Benjamin
Benjamin
- Name: Benjamin
- Age: 16
Cognition & Learning
Benjamin is a polite teenager interested in video games, watching TV and bicycling. He is anxious about doing poorly in school, and this ‘fear of failure’ coupled with perfectionist tendencies makes completing tasks a slow process.
He enrolled in COGx to improve his anxiety and to increase his ability to process information and execute tasks.
Benjamin’s program included exercises that are timed with a stopwatch or paced with a metronome, both of which demand, in their own ways, a strict adherence to a pre-set speed. At first, Benjamin often struggled with this, impeded by his desire to get everything absolutely correct, and his frustration at his inability to do that. Over time, though, Benjamin learned to first sacrifice some accuracy for improved speed, and later to build accuracy back up to previous levels. This cycle was repeated (alternatingly building accuracy and speed) for several iterations, until Benjamin had reached high performance criteria in a variety of tasks in both math-related and verbal domains. Complexity was added over time, to address Benjamin’s goal of improved problem solving.

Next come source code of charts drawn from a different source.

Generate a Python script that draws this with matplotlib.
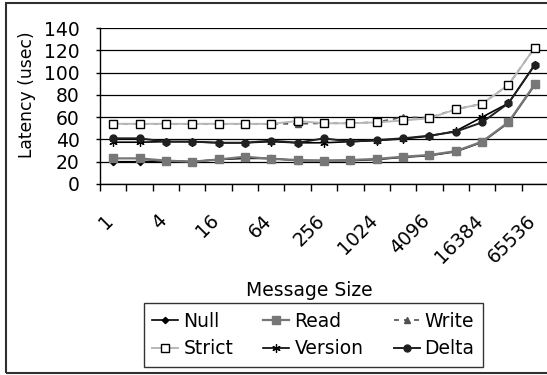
import matplotlib
matplotlib.use("Agg")
import matplotlib.pyplot as plt
from matplotlib.transforms import ScaledTranslation
from matplotlib.patches import Rectangle

plt.rcParams['font.family'] = ['DejaVu Sans']

# Message sizes 2^0 .. 2^16
sizes = [str(2 ** i) for i in range(17)]
tick_labels = ["1", "4", "16", "64", "256", "1024", "4096", "16384", "65536"]

null_lat = [20, 20, 21, 20, 22, 23, 23, 21, 21, 21, 22, 24, 25.5, 29, 37.5, 55, 89]
read_lat = [23, 23, 21, 20, 22, 24.5, 22.5, 21.5, 21, 21.5, 22.5, 24.5, 26, 29.5, 38, 55.5, 89.5]
write_lat = [54, 54, 54, 54, 54, 54, 54, 54, 54.5, 54.5, 55.5, 60, 59.5, 67, 72, 89, 122.5]
strict_lat = [54, 54, 54, 54, 54, 54, 54, 56.5, 54.5, 54.5, 55.3, 57, 59, 67, 72, 89, 122.5]
version_lat = [37.5, 37.5, 38, 38, 37, 37, 38, 37, 37, 38, 39, 40.5, 43, 47.5, 60, 72.5, 107]
delta_lat = [41, 41, 38, 38, 37, 37, 39, 37, 41, 38, 39.5, 41, 43.4, 47, 55.3, 72.5, 107]

W, H = 547, 375
fig = plt.figure(figsize=(W / 100, H / 100), dpi=100)
ax = fig.add_axes([100 / W, 1 - 184 / H, 448 / W, 156 / H])

x = list(range(len(sizes)))
lw = 1.2
h_null, = ax.plot(x, null_lat, color='black', lw=lw, marker='D', ms=3.2, label='Null', zorder=3)
h_read, = ax.plot(x, read_lat, color='#777777', lw=1.6, marker='s', ms=5.5, label='Read', zorder=3)
h_write, = ax.plot(x, write_lat, color='#505050', lw=lw, ls=(0, (3, 3)), marker='^', ms=4,
                   label='Write', zorder=3)
h_strict, = ax.plot(x, strict_lat, color='#b8b8b8', lw=1.4, marker='s', ms=5.5, mfc='white',
                    mec='black', mew=1.0, label='Strict', zorder=3)
h_version, = ax.plot(x, version_lat, color='black', lw=lw, marker=(6, 2, 0), ms=6, mew=0.9,
                     label='Version', zorder=3)
h_delta, = ax.plot(x, delta_lat, color='#202020', lw=1.4, marker='o', ms=5, label='Delta', zorder=3)

ax.set_xlim(-0.5, len(sizes) - 0.5)
ax.set_ylim(0, 140)
ax.set_yticks(range(0, 141, 20))
ax.yaxis.grid(True, color='black', lw=0.9)
ax.set_axisbelow(True)

for s in ['top', 'right']:
    ax.spines[s].set_visible(False)
for s in ['left', 'bottom']:
    ax.spines[s].set_color('black')
    ax.spines[s].set_linewidth(1.0)

ax.tick_params(axis='y', direction='out', length=3, width=1.0, pad=11.5, labelsize=13.5)

# category boundary ticks on the x axis, labels at every other category
ax.set_xticks([i - 0.5 for i in range(len(sizes) + 1)], minor=True)
ax.tick_params(axis='x', which='minor', direction='out', length=5, width=1.0)
ax.set_xticks(x[::2])
ax.set_xticklabels(tick_labels, rotation=45, ha='right', va='center',
                   rotation_mode='anchor', fontsize=13.5)
ax.tick_params(axis='x', which='major', length=0, pad=24.3)
shift = ScaledTranslation(-1.6 / 72, 0, fig.dpi_scale_trans)
for lab in ax.get_xticklabels():
    lab.set_transform(lab.get_transform() + shift)

ax.set_ylabel('Latency (usec)', fontsize=12.3)
ax.yaxis.set_label_coords(-0.142, 0.575)
ax.set_xlabel('Message Size', fontsize=13.5)
ax.xaxis.set_label_coords((309 - 100) / 448, (184 - 281) / 156)

handles = [h_null, h_strict, h_read, h_version, h_write, h_delta]
leg = fig.legend(handles, [h.get_label() for h in handles], loc='center',
                 bbox_to_anchor=(313.5 / W, 1 - 335 / H), ncol=3,
                 fontsize=13.5, frameon=True, fancybox=False, handlelength=1.39,
                 handletextpad=0.27, columnspacing=1.6, borderpad=0.45,
                 labelspacing=0.44, borderaxespad=0)
leg.get_frame().set_edgecolor('black')
leg.get_frame().set_linewidth(1.0)

# chart border
fig.patches.append(Rectangle((6 / W, 2 / H), 1.0, 1 - 5 / H, transform=fig.transFigure,
                             fill=False, edgecolor='#303030', lw=1.5))

fig.savefig('out.png', dpi=100)
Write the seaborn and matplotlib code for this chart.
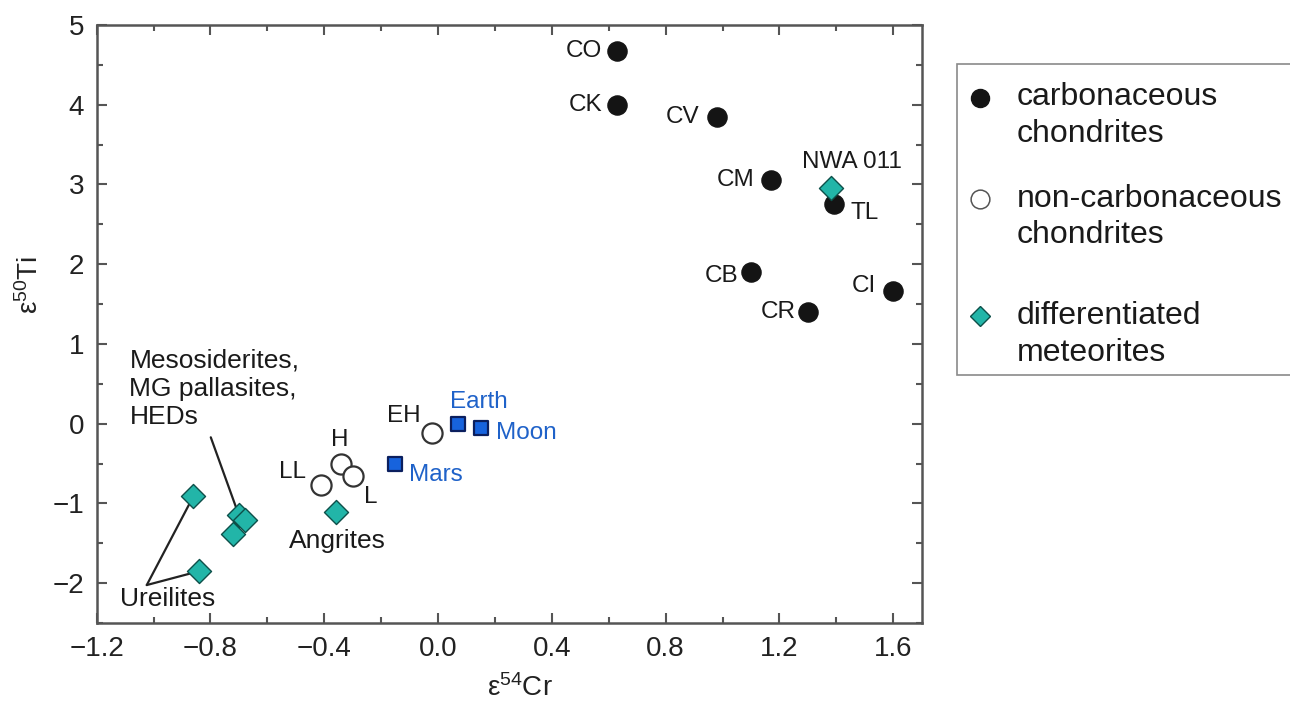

Through all this work, it was critical to vary Benjamin’s assigned tasks as much as possible, to minimize the risk of “practice effects” — improved performance on a certain exercise that is not necessarily reflective of a more generalized boost to the underlying cognitive skill. By training processing speed in a wide variety of contexts, Benjamin was able to improve the ability to quickly process information as well as to apply this improved skill. In one applied example, a writing exercise we occasionally used forced him to very quickly generate and expand upon ideas to respond to a particular task, an improvement he will carry forward with him.
In working on his processing speed issues, it came out that Benjamin struggles sometimes with long-term associative memory. In particular, he was often unable to remember pairs or groups of items that were not clearly conceptually linked. Benjamin found the linking memory technique useful only when he could verbally explain his links. He was encouraged to rely increasingly on his visualization ability by limiting his verbal response first to just one word, and then to nothing at all. This allowed Benjamin to acquire the skill in a manner suited to his talents.
By the end of the program, Benjamin was no longer felt anxious or concerned about the product of a task, but focused on the process.
He mastered several memory techniques and strategies and demonstrated that he can deploy them quickly to both session and outside work.